***** RAW DATA *****

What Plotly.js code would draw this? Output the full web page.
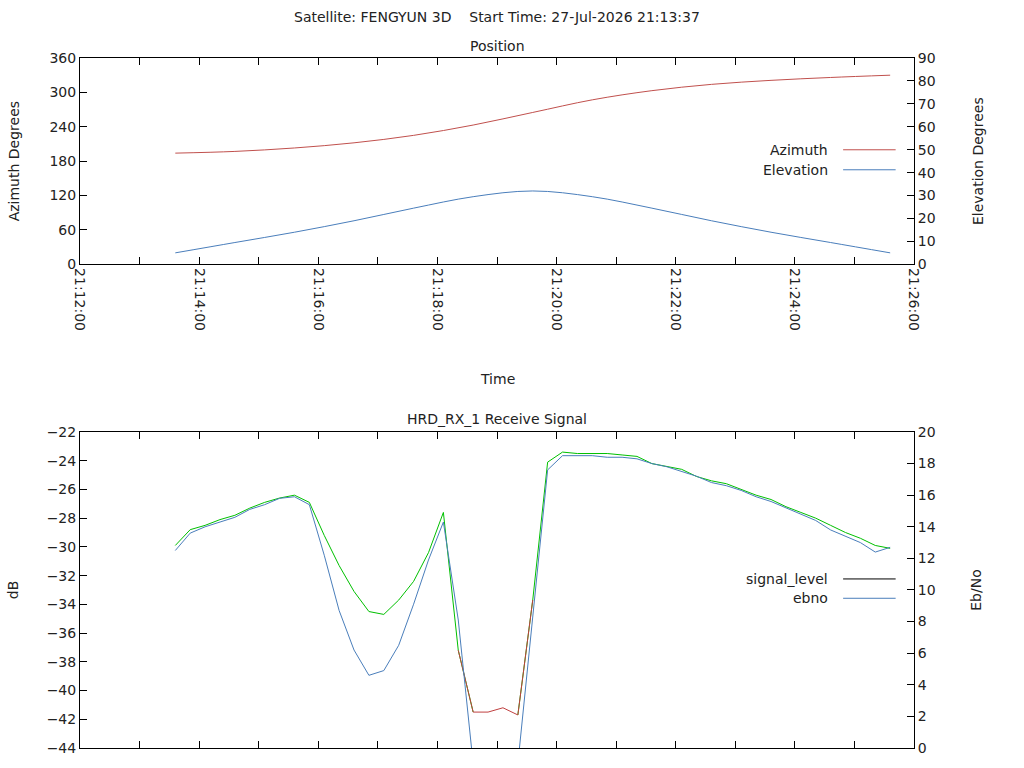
<!DOCTYPE html>
<html>
<head>
<script src="https://cdn.plot.ly/plotly-3.0.1.min.js"></script>
<style>body{margin:0;background:#fff}#plot{width:1024px;height:768px}</style>
</head>
<body>
<div id="plot"></div>
<script>
// position pass, one sample per minute from AOS
const posTimes = ['21:13:36','21:14:36','21:15:36','21:16:36','21:17:36','21:18:36','21:19:36',
  '21:20:36','21:21:36','21:22:36','21:23:36','21:24:36','21:25:36'];
const azimuth = [194,197,203,212,225,243,265,287,303,314,321,326,330];
const elevation = [5,9.5,14,19,24.5,29.5,32,29.5,24.5,19,14,9.5,5];

// receive signal, one sample every 15 s
const sigStart = '21:13:36';
const signalLevel = [-29.9,-28.8,-28.5,-28.1,-27.8,-27.3,-26.9,-26.6,-26.4,-26.9,-29.2,-31.3,-33.1,-34.5,
  -34.7,-33.7,-32.4,-30.4,-27.6,-37.2,-41.5,-41.5,-41.2,-41.7,-33.7,-24.1,-23.4,-23.5,-23.5,-23.5,
  -23.6,-23.7,-24.2,-24.4,-24.6,-25.1,-25.4,-25.6,-26.0,-26.4,-26.7,-27.2,-27.6,-28.0,-28.5,-29.0,
  -29.4,-29.9,-30.1];
const ebno = [12.5,13.6,14.0,14.3,14.6,15.1,15.4,15.8,15.9,15.4,12.2,8.7,6.2,4.6,4.9,6.5,9.1,11.9,14.3,
  8.1,-1,-2,-2,-1,8.1,17.6,18.5,18.5,18.5,18.4,18.4,18.3,18.0,17.8,17.5,17.2,16.8,16.6,16.3,15.9,
  15.6,15.2,14.8,14.4,13.8,13.4,13.0,12.4,12.7];
const lowThreshold = -38;

const day = '2026-07-27 ';
const pt = posTimes.map(t => day + t);
const st = [];
let base = new Date('2026-07-27T' + sigStart + 'Z').getTime();
for (let i = 0; i < signalLevel.length; i++) {
  st.push(new Date(base + i * 15000).toISOString().replace('T', ' ').slice(0, 19));
}
// split signal into good (green) and low (red) pieces, keeping joins
const good = signalLevel.map((v, i) => (v >= lowThreshold || (signalLevel[i-1] >= lowThreshold) || (signalLevel[i+1] >= lowThreshold)) ? v : null);
const low = signalLevel.map((v, i) => (v < lowThreshold || (signalLevel[i-1] < lowThreshold) || (signalLevel[i+1] < lowThreshold)) ? v : null);

const data = [
  {x: pt, y: azimuth, xaxis: 'x', yaxis: 'y', mode: 'lines', line: {color: '#c0504d', width: 1, shape: 'spline'}},
  {x: pt, y: elevation, xaxis: 'x', yaxis: 'y2', mode: 'lines', line: {color: '#4a7ebb', width: 1, shape: 'spline'}},
  {x: st, y: ebno, xaxis: 'x2', yaxis: 'y4', mode: 'lines', line: {color: '#4a7ebb', width: 1}},
  {x: st, y: good, xaxis: 'x2', yaxis: 'y3', mode: 'lines', line: {color: '#00c000', width: 1}},
  {x: st, y: low, xaxis: 'x2', yaxis: 'y3', mode: 'lines', line: {color: '#c04040', width: 1}}
];

const font = {family: 'DejaVu Sans, sans-serif', size: 14, color: '#222'};
const xr = [day + '21:12:00', day + '21:26:00'];
const axBase = {showline: true, linecolor: '#000', linewidth: 1, ticks: 'inside', ticklen: 7,
  tickcolor: '#000', showgrid: false, zeroline: false};
const xBase = Object.assign({}, axBase, {type: 'date', range: xr, dtick: 120000,
  tick0: day + '21:12:00', mirror: 'allticks',
  minor: {ticks: 'inside', ticklen: 4, dtick: 60000, tickcolor: '#000'}});

function ann(text, y, x, anchor) {
  return {text: text, xref: 'paper', yref: 'paper', x: x === undefined ? 0.5 : x, y: y,
    xanchor: anchor || 'center', yanchor: 'middle', showarrow: false, font: font};
}
function key(y, color) {
  return {type: 'line', xref: 'paper', yref: 'paper', x0: 0.915, x1: 0.978, y0: y, y1: y, line: {color: color, width: 1}};
}

const layout = {
  width: 1024, height: 768, font: font, showlegend: false,
  paper_bgcolor: '#fff', plot_bgcolor: '#fff',
  margin: {l: 80, r: 110, t: 58, b: 20},
  xaxis: Object.assign({}, xBase, {anchor: 'y', domain: [0, 1], tickformat: '%H:%M:%S', tickangle: 90}),
  yaxis: Object.assign({}, axBase, {domain: [0.701, 1], range: [0, 360], dtick: 60, mirror: true,
    title: {text: 'Azimuth Degrees', standoff: 26, font: font}}),
  yaxis2: Object.assign({}, axBase, {overlaying: 'y', side: 'right', anchor: 'x', range: [0, 90], dtick: 10,
    title: {text: 'Elevation Degrees', standoff: 38, font: font}}),
  xaxis2: Object.assign({}, xBase, {anchor: 'y3', domain: [0, 1], showticklabels: false}),
  yaxis3: Object.assign({}, axBase, {domain: [0, 0.458], range: [-44, -22], dtick: 2, mirror: true,
    title: {text: 'dB', standoff: 24, font: font}}),
  yaxis4: Object.assign({}, axBase, {overlaying: 'y3', side: 'right', anchor: 'x2', range: [0, 20], dtick: 2,
    title: {text: 'Eb/No', standoff: 36, font: font}}),
  annotations: [
    ann('Satellite: FENGYUN 3D&nbsp;&nbsp;&nbsp;&nbsp;Start Time: 27-Jul-2026 21:13:37', 1.059),
    ann('Position', 1.017),
    ann('Time', 0.535),
    ann('HRD_RX_1 Receive Signal', 0.477),
    ann('Azimuth', 0.867, 0.899, 'right'),
    ann('Elevation', 0.838, 0.899, 'right'),
    ann('signal_level', 0.245, 0.899, 'right'),
    ann('ebno', 0.217, 0.899, 'right')
  ],
  shapes: [key(0.867, '#c0504d'), key(0.838, '#4a7ebb'), key(0.245, '#000'), key(0.217, '#4a7ebb')]
};

Plotly.newPlot('plot', data, layout, {displayModeBar: false});
</script>
</body>
</html>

*****

Leaving the pictures aside, transcribe the entire listing exactly.

What Plotly.js code would draw this? Output the full web page.
<!DOCTYPE html>
<html>
<head>
<script src="https://cdn.plot.ly/plotly-3.0.1.min.js"></script>
<style>body{margin:0;background:#fff}#plot{width:1024px;height:768px}</style>
</head>
<body>
<div id="plot"></div>
<script>
// position pass, one sample per minute from AOS
const posTimes = ['21:13:36','21:14:36','21:15:36','21:16:36','21:17:36','21:18:36','21:19:36',
  '21:20:36','21:21:36','21:22:36','21:23:36','21:24:36','21:25:36'];
const azimuth = [194,197,203,212,225,243,265,287,303,314,321,326,330];
const elevation = [5,9.5,14,19,24.5,29.5,32,29.5,24.5,19,14,9.5,5];

// receive signal, one sample every 15 s
const sigStart = '21:13:36';
const signalLevel = [-29.9,-28.8,-28.5,-28.1,-27.8,-27.3,-26.9,-26.6,-26.4,-26.9,-29.2,-31.3,-33.1,-34.5,
  -34.7,-33.7,-32.4,-30.4,-27.6,-37.2,-41.5,-41.5,-41.2,-41.7,-33.7,-24.1,-23.4,-23.5,-23.5,-23.5,
  -23.6,-23.7,-24.2,-24.4,-24.6,-25.1,-25.4,-25.6,-26.0,-26.4,-26.7,-27.2,-27.6,-28.0,-28.5,-29.0,
  -29.4,-29.9,-30.1];
const ebno = [12.5,13.6,14.0,14.3,14.6,15.1,15.4,15.8,15.9,15.4,12.2,8.7,6.2,4.6,4.9,6.5,9.1,11.9,14.3,
  8.1,-1,-2,-2,-1,8.1,17.6,18.5,18.5,18.5,18.4,18.4,18.3,18.0,17.8,17.5,17.2,16.8,16.6,16.3,15.9,
  15.6,15.2,14.8,14.4,13.8,13.4,13.0,12.4,12.7];
const lowThreshold = -38;

const day = '2026-07-27 ';
const pt = posTimes.map(t => day + t);
const st = [];
let base = new Date('2026-07-27T' + sigStart + 'Z').getTime();
for (let i = 0; i < signalLevel.length; i++) {
  st.push(new Date(base + i * 15000).toISOString().replace('T', ' ').slice(0, 19));
}
// split signal into good (green) and low (red) pieces, keeping joins
const good = signalLevel.map((v, i) => (v >= lowThreshold || (signalLevel[i-1] >= lowThreshold) || (signalLevel[i+1] >= lowThreshold)) ? v : null);
const low = signalLevel.map((v, i) => (v < lowThreshold || (signalLevel[i-1] < lowThreshold) || (signalLevel[i+1] < lowThreshold)) ? v : null);

const data = [
  {x: pt, y: azimuth, xaxis: 'x', yaxis: 'y', mode: 'lines', line: {color: '#c0504d', width: 1, shape: 'spline'}},
  {x: pt, y: elevation, xaxis: 'x', yaxis: 'y2', mode: 'lines', line: {color: '#4a7ebb', width: 1, shape: 'spline'}},
  {x: st, y: ebno, xaxis: 'x2', yaxis: 'y4', mode: 'lines', line: {color: '#4a7ebb', width: 1}},
  {x: st, y: good, xaxis: 'x2', yaxis: 'y3', mode: 'lines', line: {color: '#00c000', width: 1}},
  {x: st, y: low, xaxis: 'x2', yaxis: 'y3', mode: 'lines', line: {color: '#c04040', width: 1}}
];

const font = {family: 'DejaVu Sans, sans-serif', size: 14, color: '#222'};
const xr = [day + '21:12:00', day + '21:26:00'];
const axBase = {showline: true, linecolor: '#000', linewidth: 1, ticks: 'inside', ticklen: 7,
  tickcolor: '#000', showgrid: false, zeroline: false};
const xBase = Object.assign({}, axBase, {type: 'date', range: xr, dtick: 120000,
  tick0: day + '21:12:00', mirror: 'allticks',
  minor: {ticks: 'inside', ticklen: 4, dtick: 60000, tickcolor: '#000'}});

function ann(text, y, x, anchor) {
  return {text: text, xref: 'paper', yref: 'paper', x: x === undefined ? 0.5 : x, y: y,
    xanchor: anchor || 'center', yanchor: 'middle', showarrow: false, font: font};
}
function key(y, color) {
  return {type: 'line', xref: 'paper', yref: 'paper', x0: 0.915, x1: 0.978, y0: y, y1: y, line: {color: color, width: 1}};
}

const layout = {
  width: 1024, height: 768, font: font, showlegend: false,
  paper_bgcolor: '#fff', plot_bgcolor: '#fff',
  margin: {l: 80, r: 110, t: 58, b: 20},
  xaxis: Object.assign({}, xBase, {anchor: 'y', domain: [0, 1], tickformat: '%H:%M:%S', tickangle: 90}),
  yaxis: Object.assign({}, axBase, {domain: [0.701, 1], range: [0, 360], dtick: 60, mirror: true,
    title: {text: 'Azimuth Degrees', standoff: 26, font: font}}),
  yaxis2: Object.assign({}, axBase, {overlaying: 'y', side: 'right', anchor: 'x', range: [0, 90], dtick: 10,
    title: {text: 'Elevation Degrees', standoff: 38, font: font}}),
  xaxis2: Object.assign({}, xBase, {anchor: 'y3', domain: [0, 1], showticklabels: false}),
  yaxis3: Object.assign({}, axBase, {domain: [0, 0.458], range: [-44, -22], dtick: 2, mirror: true,
    title: {text: 'dB', standoff: 24, font: font}}),
  yaxis4: Object.assign({}, axBase, {overlaying: 'y3', side: 'right', anchor: 'x2', range: [0, 20], dtick: 2,
    title: {text: 'Eb/No', standoff: 36, font: font}}),
  annotations: [
    ann('Satellite: FENGYUN 3D&nbsp;&nbsp;&nbsp;&nbsp;Start Time: 27-Jul-2026 21:13:37', 1.059),
    ann('Position', 1.017),
    ann('Time', 0.535),
    ann('HRD_RX_1 Receive Signal', 0.477),
    ann('Azimuth', 0.867, 0.899, 'right'),
    ann('Elevation', 0.838, 0.899, 'right'),
    ann('signal_level', 0.245, 0.899, 'right'),
    ann('ebno', 0.217, 0.899, 'right')
  ],
  shapes: [key(0.867, '#c0504d'), key(0.838, '#4a7ebb'), key(0.245, '#000'), key(0.217, '#4a7ebb')]
};

Plotly.newPlot('plot', data, layout, {displayModeBar: false});
</script>
</body>
</html>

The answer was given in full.